Before the summer ends, some of my Busch Gardens buddies and I take a long lunch and check out a roller coaster called Montu. The ride’s named after an ancient god of war who was half man and half falcon. It’s in a part of the park called Egypt, which strikes my funny bone in just the right way. It rises like a sea monster up over palm trees and Middle Eastern–themed shops and faux sandstone ruins covered in Arabic. (The Arabic cracks me up: it’s all gibberish.) My new friends and I climb into the coaster. Nobody can shut up. They’re arguing about what Montu’s coolest feature is: is it the seven totally intense inversions? Is it the wild-ass zero-G roll? Is it the out-friggin’-rageous Immelman loop? They can’t decide. They want me to cast the tie-breaking vote, but I have no idea what they’re talking about because there’s one more thing we’d never experienced in our Islamic bubble—real live roller coasters!—and I’m scared out of my mind.

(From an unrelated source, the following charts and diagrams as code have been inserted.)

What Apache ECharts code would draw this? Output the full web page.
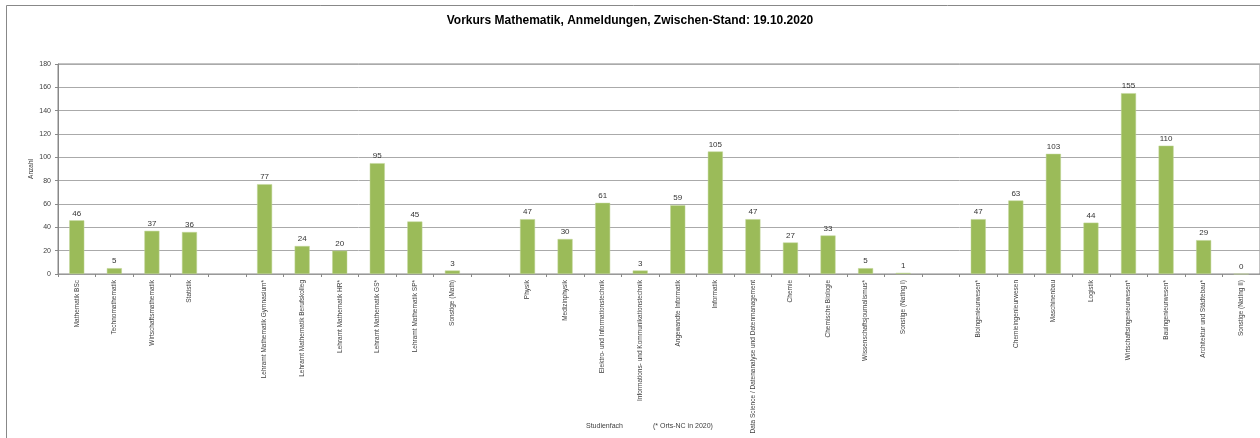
<!DOCTYPE html>
<html>
<head>
<meta charset="utf-8">
<script src="https://cdn.jsdelivr.net/npm/echarts@6/dist/echarts.min.js"></script>
<style>
html,body{margin:0;padding:0;background:#fff;}
#chart{width:1260px;height:438px;}
</style>
</head>
<body>
<div id="chart"></div>
<script>
const titleText = 'Vorkurs Mathematik, Anmeldungen, Zwischen-Stand: 19.10.2020';
const categories = [
  'Mathematik BSc', 'Technomathematik', 'Wirtschaftsmathematik', 'Statistik', '',
  'Lehramt Mathematik Gymnasium*', 'Lehramt Mathematik Berufskolleg', 'Lehramt Mathematik HR*',
  'Lehramt Mathematik GS*', 'Lehramt Mathematik SP*', 'Sonstige (Math)', '',
  'Physik', 'Medizinphysik', 'Elektro- und Informationstechnik',
  'Informations- und Kommunikationstechnik', 'Angewandte Informatik', 'Informatik',
  'Data Science / Datenanalyse und Datenmanagement', 'Chemie', 'Chemische Biologie',
  'Wissenschaftsjournalismus*', 'Sonstige (NatIng I)', '',
  'Bioingenieurwesen*', 'Chemieingenieurwesen', 'Maschinenbau', 'Logistik',
  'Wirtschaftsingenieurwesen*', 'Bauingenieurwesen*', 'Architektur und Städtebau*',
  'Sonstige (NatIng II)'
];
const values = [
  46, 5, 37, 36, null,
  77, 24, 20, 95, 45, 3, null,
  47, 30, 61, 3, 59, 105, 47, 27, 33, 5, 1, null,
  47, 63, 103, 44, 155, 110, 29, 0
];
const yMin = 0, yMax = 180, yStep = 20;
const yAxisName = 'Anzahl';
const xAxisName = 'Studienfach';
const noteText = '(* Orts-NC in 2020)';

const chart = echarts.init(document.getElementById('chart'), null, {renderer: 'canvas'});
const font = 'Liberation Sans, Arial, sans-serif';
chart.setOption({
  animation: false,
  backgroundColor: '#fff',
  title: {
    text: titleText, left: 'center', top: 10,
    textStyle: {fontFamily: font, fontSize: 12, fontWeight: 'bold', color: '#000'}
  },
  graphic: [
    {type: 'rect', shape: {x: 6.5, y: 5.5, width: 1300, height: 500},
     style: {fill: 'none', stroke: '#888', lineWidth: 1}, silent: true, z: -1},
    {type: 'text', left: 586, top: 423,
     style: {text: xAxisName, fontFamily: font, fontSize: 7, fill: '#404040'}},
    {type: 'text', left: 653, top: 423,
     style: {text: noteText, fontFamily: font, fontSize: 7, fill: '#404040'}}
  ],
  grid: {left: 58, top: 64, width: 1203, height: 210, show: true,
         borderColor: '#888', borderWidth: 1, backgroundColor: 'transparent'},
  xAxis: {
    type: 'category', data: categories,
    axisLine: {lineStyle: {color: '#999'}},
    axisTick: {show: true, length: 3, lineStyle: {color: '#888'}},
    axisLabel: {rotate: 90, interval: 0, fontFamily: font, fontSize: 6.5, color: '#404040', margin: 6}
  },
  yAxis: {
    type: 'value', min: yMin, max: yMax, interval: yStep,
    name: yAxisName, nameLocation: 'middle', nameGap: 23, nameRotate: 90,
    nameMoveOverlap: false,
    nameTextStyle: {fontFamily: font, fontSize: 6.5, color: '#404040'},
    axisLine: {show: true, lineStyle: {color: '#888'}},
    axisTick: {show: true, length: 3, lineStyle: {color: '#888'}},
    axisLabel: {fontFamily: font, fontSize: 7, color: '#404040', margin: 7},
    splitLine: {lineStyle: {color: '#aaaaaa', width: 1}}
  },
  series: [{
    type: 'bar', data: values, barWidth: '40%',
    itemStyle: {color: '#9bbb59', borderColor: '#c3d69b', borderWidth: 0.5},
    label: {show: true, position: 'top', distance: 3, fontFamily: font, fontSize: 8, color: '#333'}
  }]
});
</script>
</body>
</html>
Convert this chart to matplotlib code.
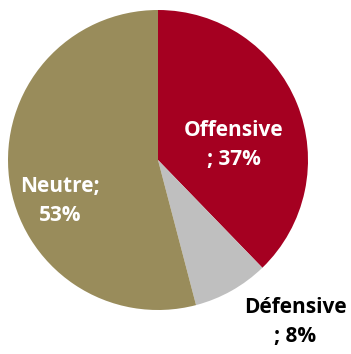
import matplotlib
matplotlib.use("Agg")
import matplotlib.pyplot as plt

categories = ["Offensive", "Défensive", "Neutre"]
values = [37, 8, 53]
colors = ["#A50021", "#BFBFBF", "#998C5B"]

fig = plt.figure(figsize=(3.51, 3.54), dpi=100)
ax = fig.add_axes([0, 0, 1, 1])

ax.pie(values, colors=colors, startangle=90, counterclock=False,
       center=(158, 194), radius=150, frame=True)
ax.set_xlim(0, 351)
ax.set_ylim(0, 354)
ax.axis("off")

font = dict(family=["Open Sans", "DejaVu Sans"], fontweight="bold", fontsize=15,
            ha="center", va="center", linespacing=1.5)
ax.text(234, 209, f"{categories[0]}\n; {values[0]}%", color="white", **font)
ax.text(60, 153, f"{categories[2]};\n{values[2]}%", color="white", **font)
ax.text(295, 32, f"{categories[1]}\n; {values[1]}%", color="black", **font)

fig.savefig("out.png", dpi=100)
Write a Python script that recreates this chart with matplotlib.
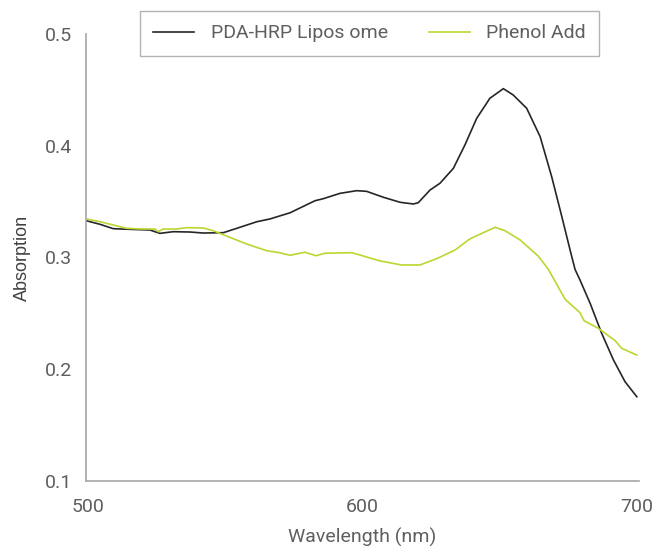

We’re towed up to the first crest and released into what feels like a free fall. For a solid minute, I cannot even open my eyes. When I do, I see my friends’ faces. They are shining with happiness. I gaze out over Egypt. The Serengeti plain. The parking lot. Then we hurtle into the zero-G roll at sixty miles an hour, and there are three questions pinging in my mind: 1) Are my shoes going to fall off? 2) If I throw up, will the vomit travel up or down? and 3) Why didn’t anyone take just a couple of seconds out from telling me who I was born to hate and mention, even in passing, that roller coasters are the coolest things in the world?

My mind flashes back to my very first memory: my father and I spinning in the giant tea cups at Kennywood Amusement Park, in Pennsylvania. I was only three at the time, so I really just remember flashes of light and bursts of color. One moment does come back, though—my father laughing, standing up in the tea cup and shouting a familiar prayer: “O Allah, protect me and deliver me to my destination!”

My father lost his way—but that didn’t stop me from finding mine.